If you are still with me how happy I am with you. Time for a quick recap of my articles from the week.
Brands showed some love to Vir Das. Find out why I think Dabur way cool like Parle-G and Old Monk
Earlier this week I was invited by Suresh Babu to speak to his students on Content. I thought I will summarise my thoughts in a post, so here is what I think about content.
And finally with Covid-19 proliferating like it wants to finish the world in 2020, social networking and tech giants are facing a big issue on content moderation.
Before I buzz off, Caronavirus is helping my creative juices work extra time. Even though I have been working from home for the last 9 years. I am starting Instagram Live sessions with interesting people talking about their cool interests. If you have a cool interest, then ping me and I will do the rest. The idea is to listen and have fun.

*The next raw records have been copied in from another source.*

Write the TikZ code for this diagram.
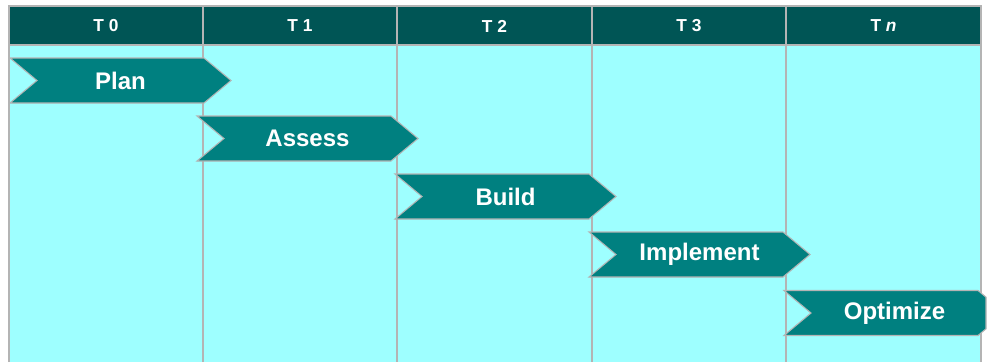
\documentclass[tikz,border=0pt]{standalone}
\usepackage{xcolor}
\usepackage{tikz}
\usepackage{fontspec}
\setmainfont{Liberation Sans}

\definecolor{hdrteal}{RGB}{0,85,85}
\definecolor{phaseteal}{RGB}{0,128,128}
\definecolor{bodycyan}{RGB}{158,255,255}
\definecolor{gridgray}{RGB}{180,180,180}

\tikzset{
  phasebox/.style={fill=phaseteal, draw=gridgray, line width=0.8pt},
  phaselabel/.style={text=white, font=\fontsize{18}{20}\selectfont\bfseries, inner sep=0.75pt},
  hdrlabel/.style={text=white, font=\fontsize{13}{15}\selectfont\bfseries, inner sep=0.75pt}
}

\begin{document}
\begin{tikzpicture}[x=0.75pt,y=0.75pt,yscale=-1,xscale=1]

\useasboundingbox (0,0) rectangle (989,362);
\fill [white] (0,0) rectangle (989,362);

% table
\fill [bodycyan] (9,45) rectangle (981,362);
\fill [hdrteal] (9,6) rectangle (981,45);

\draw [gridgray, line width=1pt] (9,362) -- (9,6) -- (981,6) -- (981,362);
\draw [gridgray, line width=1pt] (9,45) -- (981,45);
\draw [gridgray, line width=0.8pt] (203,6) -- (203,362);
\draw [gridgray, line width=0.8pt] (397,6) -- (397,362);
\draw [gridgray, line width=0.8pt] (592,6) -- (592,362);
\draw [gridgray, line width=0.8pt] (786,6) -- (786,362);

% headers
\draw (106,26) node [hdrlabel] (t0) {T 0};

\draw (300,26) node [hdrlabel] (t1) {T 1};

\draw (494.5,26) node [hdrlabel] (t2) {T 2};

\draw (689,26) node [hdrlabel] (t3) {T 3};

\draw (883.5,26) node [hdrlabel] (tn) {T \textit{n}};

% phases
\draw [phasebox] (10,58) -- (204,58) -- (231,80.5) -- (204,103) -- (10,103) -- (37,80.5) -- cycle ;

\draw (120.5,80.5) node [phaselabel] (plan) {Plan};

\draw [phasebox] (197,116) -- (391,116) -- (418,138.5) -- (391,161) -- (197,161) -- (224,138.5) -- cycle ;

\draw (307.5,138.5) node [phaselabel] (assess) {Assess};

\draw [phasebox] (395,174) -- (589,174) -- (616,196.5) -- (589,219) -- (395,219) -- (422,196.5) -- cycle ;

\draw (505.5,196.5) node [phaselabel] (build) {Build};

\draw [phasebox] (589,232) -- (783,232) -- (810,254.5) -- (783,277) -- (589,277) -- (616,254.5) -- cycle ;

\draw (699.5,254.5) node [phaselabel] (implement) {Implement};

\draw [phasebox] (784,290.5) -- (978,290.5) -- (986,297.2) -- (986,328.8) -- (978,335.5) -- (784,335.5) -- (811,313) -- cycle ;

\draw (894.5,313) node [phaselabel] (optimize) {Optimize};

\end{tikzpicture}
\end{document}
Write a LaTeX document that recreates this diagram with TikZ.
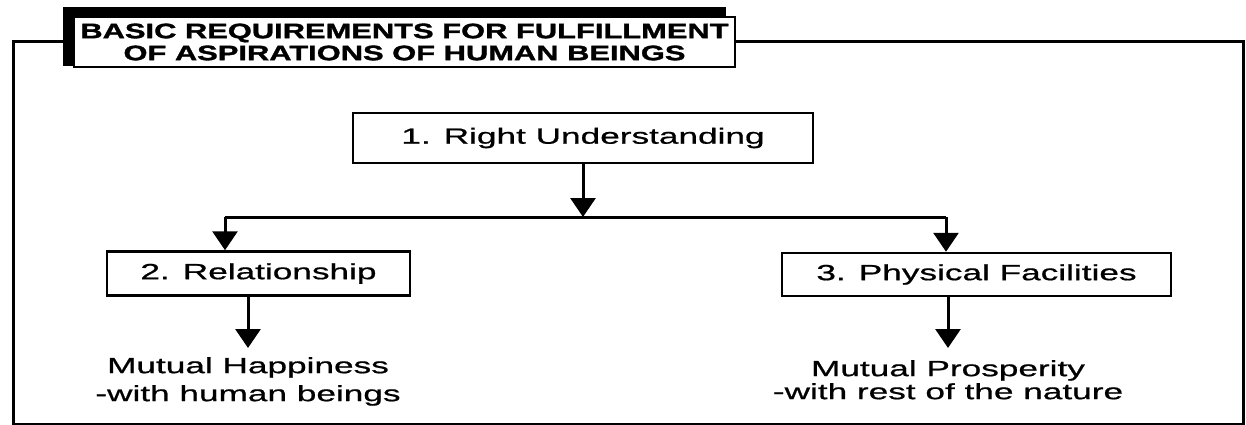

My first guest is a beautiful lady who runs a kick-ass agency Flying Cursor with my dear friend Parag Gandhi in Mumbai. Shormistha Mukherjee(Her Instagram profile and do read the amazing bio) is a fun-loving person with interests in yoga, history, and heritage. She is also a cancer survivor. I call her Di and she will be live with me on Sunday(22/03/2020) at 9:00 PM. Isn’t that a cool way to beat the Covid-19 stress a bit. (My Instagram profile)
And I have some very interesting people lined up for coming Wednesday and Sunday.
Thank you if you are still with me. Please take care of yourself during these tough times. I am sure you know what to do, if not then check WHO for all kinds of trusted information.